The release appears to be the severest reproof yet of the Mills administration this year, covering subjects from the recent increase in road fatalities to what the party describes as 'dzi wo fie asem' foreign policy, as well as the banning of Ghana from the International Olympic Committee.

The President was cocooned and therefore cut off from the realities of the Ghanaian situation, the NPP stated, stressing, 'President Mills has chosen to live in 'la la' land, cut off from the realities on the ground and cocooned from the concerns of ordinary Ghanaians.'

While in agreement with the necessity of prayers, the NPP stated that it was turning to the medium so the president could begin to show real leadership, stressing, 'If God has empowered you to lead his people, you cannot choose to disappoint him by folding your arms behind your back, minding your own business.'

The party found it worrying that President Mills could only preach and lecture to drivers when asked about the increasing road carnage on the country's roads, questioning, 'Whatever happened to the responsibility of a president to introduce policies to solve problems?

The President showed that he has no clue about how to make our roads safer. He has no idea about how to lead a nation.'

President Mills, according to the NPP, considered his responsibility as president as preaching a sermon to road users.

According to the NPP, in the face of increasing road accidents in the country, the president, who admitted that there was indiscipline in the country, had not come out with a single policy to reverse the trend.

'Not even the law about the wearing of seatbelts, introduced by the NPP, has been enforced two years into the Mills-Mahama administration.

We are calling on the President to act with urgency to help bring some sanity on our roads and save Ghanaian lives. His leadership paralysis is killing people,' the party demanded.

On the recent banning of Ghana from the International Olympic Committee over governmental interference in the affairs of the organisation, the party noted that it was a clear manifestation of the string of hopelessness and incompetence of the Mills/Mahama administration.

The party said this, among other things, had led to the sinking of Ghana's international image.

'Some of the faux pas, like the moves to impose his own people at local committees of international organisations like IOC and FIFA, are driven by little more than the kind of political vindictiveness that has led to the sacking of the female head of the Ghana Immigration Service,' the NPP observed.

The party derided Mills' policy of considering those who were not appointed by him as belonging to the NPP as a breach of his much touted 'father of all' mantra.

The NPP was hard on President Mills regarding his policy on Ivory Coast, noting that his 'dzi wo fie asem' foreign policy towards that country was intended to serve the interest of his personal relationship with Laurent Gbagbo and not Ghana's.
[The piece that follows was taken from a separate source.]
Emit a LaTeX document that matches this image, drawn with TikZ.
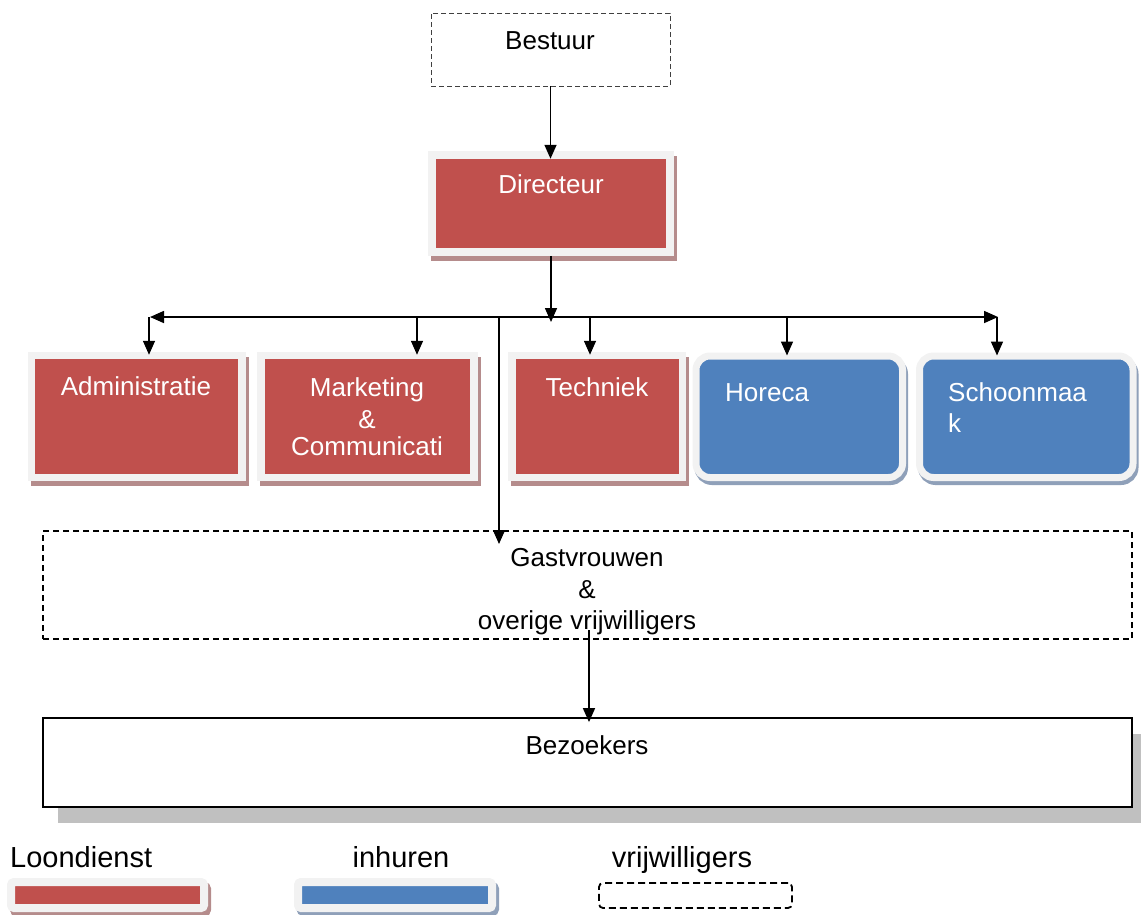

'Within one week, the President of Ghana has been able to undermine a crucial ECOWAS decision to which he was a signatory, and redefined over fifty years of Ghana's foreign policy from one of proactive leadership on our continent to a new provincial foreign policy, which he has termed, Dzi Wo Fie Asem (Mind your own business),' the party stated.

His response to a question when he hosted the media was evidence of his lack of understanding of international politics, the party stated, adding that 'It also isolated Ghana from the international community with the potential consequence of putting at risk the lives of the many Ghanaians in la Cote d'Ivoire.'

The Ivorian people, the NPP told Mills, were not asking Ghana to choose a leader for them but to ensure that the man they voted for was installed as president.

The party stated, 'Our message to Professor Mills is that he should not use his one term in office to devalue decades of excellent international reputation that Ghana has built for herself in international peacekeeping.'

The NPP described as pathetic Mills' answer to a question as to why he appointed four Sports Ministers in two years: 'I send each of them there to execute a particular programme.'

The NPP demanded of President Mills to 'do something before you go', hinting that very soon, the result of a sampling of opinion about his tenure so far would be completed and publicised for public consumption.